___ Entries supplied

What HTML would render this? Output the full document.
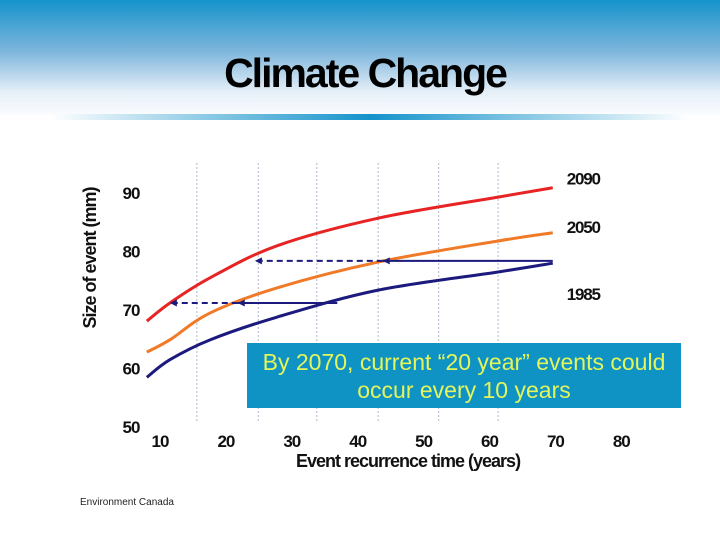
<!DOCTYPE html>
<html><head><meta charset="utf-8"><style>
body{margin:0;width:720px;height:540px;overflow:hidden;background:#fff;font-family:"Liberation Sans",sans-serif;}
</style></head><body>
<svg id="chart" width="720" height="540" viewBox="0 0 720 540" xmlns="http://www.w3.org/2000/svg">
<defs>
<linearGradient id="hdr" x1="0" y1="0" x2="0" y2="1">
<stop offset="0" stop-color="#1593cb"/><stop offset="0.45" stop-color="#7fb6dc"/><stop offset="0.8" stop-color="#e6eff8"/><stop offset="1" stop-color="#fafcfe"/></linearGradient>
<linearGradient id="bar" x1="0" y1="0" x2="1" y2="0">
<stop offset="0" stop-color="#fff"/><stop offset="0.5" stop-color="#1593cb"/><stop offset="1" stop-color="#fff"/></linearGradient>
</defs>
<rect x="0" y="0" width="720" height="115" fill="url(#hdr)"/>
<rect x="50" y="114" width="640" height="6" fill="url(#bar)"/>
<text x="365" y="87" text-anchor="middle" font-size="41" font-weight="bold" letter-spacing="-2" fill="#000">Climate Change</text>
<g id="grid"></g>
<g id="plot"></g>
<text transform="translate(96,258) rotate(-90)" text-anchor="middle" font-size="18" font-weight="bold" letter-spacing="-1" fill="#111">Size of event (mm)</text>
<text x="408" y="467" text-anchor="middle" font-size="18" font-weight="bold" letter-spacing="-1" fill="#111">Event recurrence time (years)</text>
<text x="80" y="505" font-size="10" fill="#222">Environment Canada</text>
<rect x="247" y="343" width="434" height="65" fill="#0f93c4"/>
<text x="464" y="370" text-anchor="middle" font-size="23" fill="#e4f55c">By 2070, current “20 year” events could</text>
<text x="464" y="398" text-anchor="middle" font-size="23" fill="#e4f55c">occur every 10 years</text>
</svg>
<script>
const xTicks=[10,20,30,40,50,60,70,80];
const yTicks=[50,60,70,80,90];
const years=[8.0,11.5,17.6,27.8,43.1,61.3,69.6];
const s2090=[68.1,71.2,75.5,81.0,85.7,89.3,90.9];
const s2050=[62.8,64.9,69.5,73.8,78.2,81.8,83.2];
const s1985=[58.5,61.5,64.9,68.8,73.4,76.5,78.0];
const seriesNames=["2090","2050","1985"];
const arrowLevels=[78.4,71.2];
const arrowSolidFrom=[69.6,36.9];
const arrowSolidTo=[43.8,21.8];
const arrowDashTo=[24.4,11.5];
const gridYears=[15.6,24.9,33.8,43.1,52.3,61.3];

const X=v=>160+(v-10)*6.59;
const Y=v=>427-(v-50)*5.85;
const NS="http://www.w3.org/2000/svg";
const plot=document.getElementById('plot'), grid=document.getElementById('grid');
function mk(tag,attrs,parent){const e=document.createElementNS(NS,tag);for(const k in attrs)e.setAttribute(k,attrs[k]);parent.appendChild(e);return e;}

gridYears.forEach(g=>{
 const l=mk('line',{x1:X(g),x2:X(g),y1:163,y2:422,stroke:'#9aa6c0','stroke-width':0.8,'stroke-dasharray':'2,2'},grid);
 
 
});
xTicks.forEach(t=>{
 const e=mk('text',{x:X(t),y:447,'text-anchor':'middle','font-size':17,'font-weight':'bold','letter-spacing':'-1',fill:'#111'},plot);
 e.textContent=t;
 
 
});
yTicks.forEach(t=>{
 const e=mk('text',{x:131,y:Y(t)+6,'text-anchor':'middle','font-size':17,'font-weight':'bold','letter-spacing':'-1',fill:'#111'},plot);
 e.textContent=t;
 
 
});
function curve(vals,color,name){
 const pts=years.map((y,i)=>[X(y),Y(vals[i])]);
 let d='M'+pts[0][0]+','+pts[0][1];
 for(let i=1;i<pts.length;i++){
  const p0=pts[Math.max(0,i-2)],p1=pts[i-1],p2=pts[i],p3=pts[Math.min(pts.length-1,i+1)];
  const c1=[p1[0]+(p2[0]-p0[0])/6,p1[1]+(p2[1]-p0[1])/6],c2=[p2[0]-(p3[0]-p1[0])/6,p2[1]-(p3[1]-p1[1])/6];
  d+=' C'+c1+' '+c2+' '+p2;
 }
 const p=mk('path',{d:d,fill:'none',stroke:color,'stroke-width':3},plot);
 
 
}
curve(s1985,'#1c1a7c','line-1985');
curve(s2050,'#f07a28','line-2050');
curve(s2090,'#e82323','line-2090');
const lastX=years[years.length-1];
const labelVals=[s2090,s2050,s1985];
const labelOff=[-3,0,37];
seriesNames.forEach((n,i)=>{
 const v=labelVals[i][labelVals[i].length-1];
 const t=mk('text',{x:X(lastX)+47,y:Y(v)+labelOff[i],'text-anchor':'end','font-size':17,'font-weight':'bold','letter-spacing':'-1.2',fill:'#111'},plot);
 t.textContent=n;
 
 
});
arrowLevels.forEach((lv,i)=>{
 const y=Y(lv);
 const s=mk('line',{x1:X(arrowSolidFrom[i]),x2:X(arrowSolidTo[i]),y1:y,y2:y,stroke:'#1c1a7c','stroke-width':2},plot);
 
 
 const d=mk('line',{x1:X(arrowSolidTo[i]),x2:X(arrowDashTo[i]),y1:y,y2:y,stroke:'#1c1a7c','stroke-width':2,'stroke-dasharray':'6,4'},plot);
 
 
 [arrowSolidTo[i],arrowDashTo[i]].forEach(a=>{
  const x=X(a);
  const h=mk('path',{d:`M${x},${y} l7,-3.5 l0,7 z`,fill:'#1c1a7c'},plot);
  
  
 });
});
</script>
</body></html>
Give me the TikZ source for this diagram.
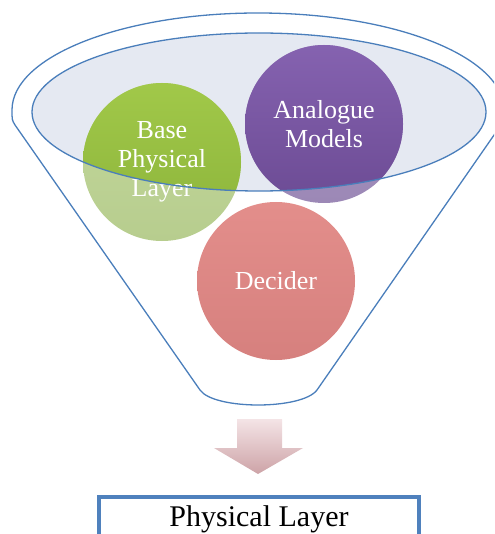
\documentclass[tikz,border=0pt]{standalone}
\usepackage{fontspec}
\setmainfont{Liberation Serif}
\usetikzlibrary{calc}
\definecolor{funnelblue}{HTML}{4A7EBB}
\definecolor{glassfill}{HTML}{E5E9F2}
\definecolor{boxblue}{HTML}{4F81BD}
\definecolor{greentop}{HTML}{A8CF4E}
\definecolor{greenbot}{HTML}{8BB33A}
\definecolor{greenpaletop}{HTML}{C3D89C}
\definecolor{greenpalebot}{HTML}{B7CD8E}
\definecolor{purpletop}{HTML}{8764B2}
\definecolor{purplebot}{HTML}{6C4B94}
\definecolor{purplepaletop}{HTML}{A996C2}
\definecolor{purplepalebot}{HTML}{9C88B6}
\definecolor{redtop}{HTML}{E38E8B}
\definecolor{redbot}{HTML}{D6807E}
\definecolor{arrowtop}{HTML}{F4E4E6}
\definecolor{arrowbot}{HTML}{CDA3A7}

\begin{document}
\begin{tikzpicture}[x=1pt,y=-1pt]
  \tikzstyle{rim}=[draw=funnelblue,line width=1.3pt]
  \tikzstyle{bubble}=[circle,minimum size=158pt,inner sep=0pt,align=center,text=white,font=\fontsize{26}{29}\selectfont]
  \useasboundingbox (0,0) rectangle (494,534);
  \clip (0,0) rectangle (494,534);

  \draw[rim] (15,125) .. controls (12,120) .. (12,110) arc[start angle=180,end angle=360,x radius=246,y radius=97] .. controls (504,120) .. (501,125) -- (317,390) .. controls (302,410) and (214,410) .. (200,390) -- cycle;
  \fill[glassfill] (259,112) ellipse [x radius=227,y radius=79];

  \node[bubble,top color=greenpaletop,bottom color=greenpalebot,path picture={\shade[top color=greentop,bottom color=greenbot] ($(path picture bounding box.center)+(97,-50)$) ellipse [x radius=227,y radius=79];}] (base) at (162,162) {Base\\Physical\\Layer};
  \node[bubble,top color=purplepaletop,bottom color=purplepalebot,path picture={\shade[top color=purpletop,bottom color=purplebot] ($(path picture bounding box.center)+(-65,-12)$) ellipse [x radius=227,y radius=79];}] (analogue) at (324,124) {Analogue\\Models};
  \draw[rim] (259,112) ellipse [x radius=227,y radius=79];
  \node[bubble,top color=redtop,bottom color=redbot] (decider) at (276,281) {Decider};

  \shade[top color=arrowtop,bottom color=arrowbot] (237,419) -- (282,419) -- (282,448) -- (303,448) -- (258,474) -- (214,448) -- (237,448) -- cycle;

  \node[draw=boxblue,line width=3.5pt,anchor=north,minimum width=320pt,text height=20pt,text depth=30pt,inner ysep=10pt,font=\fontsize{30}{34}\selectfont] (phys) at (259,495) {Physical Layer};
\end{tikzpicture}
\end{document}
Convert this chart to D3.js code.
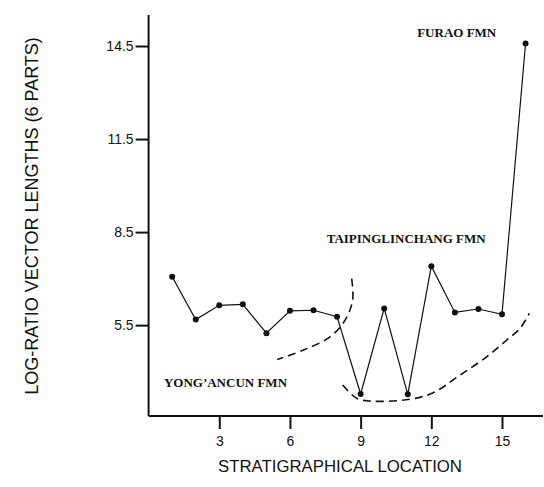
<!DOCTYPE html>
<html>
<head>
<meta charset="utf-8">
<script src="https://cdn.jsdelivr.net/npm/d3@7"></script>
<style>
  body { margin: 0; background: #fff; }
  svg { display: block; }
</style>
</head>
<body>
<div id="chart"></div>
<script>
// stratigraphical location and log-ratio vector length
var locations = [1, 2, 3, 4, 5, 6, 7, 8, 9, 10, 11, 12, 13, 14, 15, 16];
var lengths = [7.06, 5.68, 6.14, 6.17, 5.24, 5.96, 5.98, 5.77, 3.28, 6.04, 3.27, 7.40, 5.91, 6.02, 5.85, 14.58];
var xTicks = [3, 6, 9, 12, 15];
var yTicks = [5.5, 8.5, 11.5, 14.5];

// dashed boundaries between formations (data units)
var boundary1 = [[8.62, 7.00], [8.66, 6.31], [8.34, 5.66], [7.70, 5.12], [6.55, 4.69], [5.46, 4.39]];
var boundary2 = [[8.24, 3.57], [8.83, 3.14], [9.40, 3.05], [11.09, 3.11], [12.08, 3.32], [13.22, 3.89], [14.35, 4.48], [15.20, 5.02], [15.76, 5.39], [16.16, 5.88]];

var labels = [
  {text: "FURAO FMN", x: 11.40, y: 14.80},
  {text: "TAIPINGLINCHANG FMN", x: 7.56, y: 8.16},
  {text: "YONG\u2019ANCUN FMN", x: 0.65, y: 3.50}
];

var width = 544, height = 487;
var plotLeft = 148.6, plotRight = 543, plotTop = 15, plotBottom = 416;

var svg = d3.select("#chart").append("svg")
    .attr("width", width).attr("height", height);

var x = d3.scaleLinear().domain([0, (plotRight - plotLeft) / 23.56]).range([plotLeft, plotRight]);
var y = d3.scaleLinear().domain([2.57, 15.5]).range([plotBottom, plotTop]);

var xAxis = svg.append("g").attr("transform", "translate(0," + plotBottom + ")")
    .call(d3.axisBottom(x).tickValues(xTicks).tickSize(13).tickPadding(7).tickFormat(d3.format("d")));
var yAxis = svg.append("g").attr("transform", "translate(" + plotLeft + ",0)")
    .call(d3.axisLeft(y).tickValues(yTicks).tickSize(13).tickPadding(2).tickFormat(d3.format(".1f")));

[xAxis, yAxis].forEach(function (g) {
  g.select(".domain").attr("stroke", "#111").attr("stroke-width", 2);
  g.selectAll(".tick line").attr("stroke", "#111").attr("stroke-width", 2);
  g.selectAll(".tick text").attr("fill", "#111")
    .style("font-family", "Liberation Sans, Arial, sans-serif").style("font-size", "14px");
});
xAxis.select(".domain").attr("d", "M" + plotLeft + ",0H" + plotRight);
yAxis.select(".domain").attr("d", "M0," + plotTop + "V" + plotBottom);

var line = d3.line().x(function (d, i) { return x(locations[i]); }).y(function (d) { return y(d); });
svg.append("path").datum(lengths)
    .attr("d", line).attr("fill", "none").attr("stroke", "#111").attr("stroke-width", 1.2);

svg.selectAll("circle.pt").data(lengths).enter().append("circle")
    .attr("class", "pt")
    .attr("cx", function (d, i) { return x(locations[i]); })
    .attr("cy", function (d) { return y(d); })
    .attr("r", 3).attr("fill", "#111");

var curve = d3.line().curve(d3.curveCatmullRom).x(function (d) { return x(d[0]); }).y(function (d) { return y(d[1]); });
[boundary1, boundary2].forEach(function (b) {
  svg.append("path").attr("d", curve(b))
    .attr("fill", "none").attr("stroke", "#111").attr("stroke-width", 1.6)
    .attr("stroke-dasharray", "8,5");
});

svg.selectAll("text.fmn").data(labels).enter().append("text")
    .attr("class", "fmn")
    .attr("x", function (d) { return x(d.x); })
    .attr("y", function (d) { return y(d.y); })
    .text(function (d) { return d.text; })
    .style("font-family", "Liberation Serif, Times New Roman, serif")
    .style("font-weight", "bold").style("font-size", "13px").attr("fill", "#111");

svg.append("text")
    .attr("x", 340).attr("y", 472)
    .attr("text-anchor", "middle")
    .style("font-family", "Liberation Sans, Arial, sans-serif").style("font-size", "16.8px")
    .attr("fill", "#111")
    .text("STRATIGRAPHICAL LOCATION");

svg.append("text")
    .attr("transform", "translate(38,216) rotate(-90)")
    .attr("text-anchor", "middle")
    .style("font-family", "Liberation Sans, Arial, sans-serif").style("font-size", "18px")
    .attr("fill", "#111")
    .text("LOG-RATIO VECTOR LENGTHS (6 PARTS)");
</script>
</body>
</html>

______

• Exercise brief: Scan the material above. Return every line containing the string "this".

• Task answer:
What HTML would render this? Output the full document.
Give me the TikZ source for this diagram.
Convert this chart to D3.js code.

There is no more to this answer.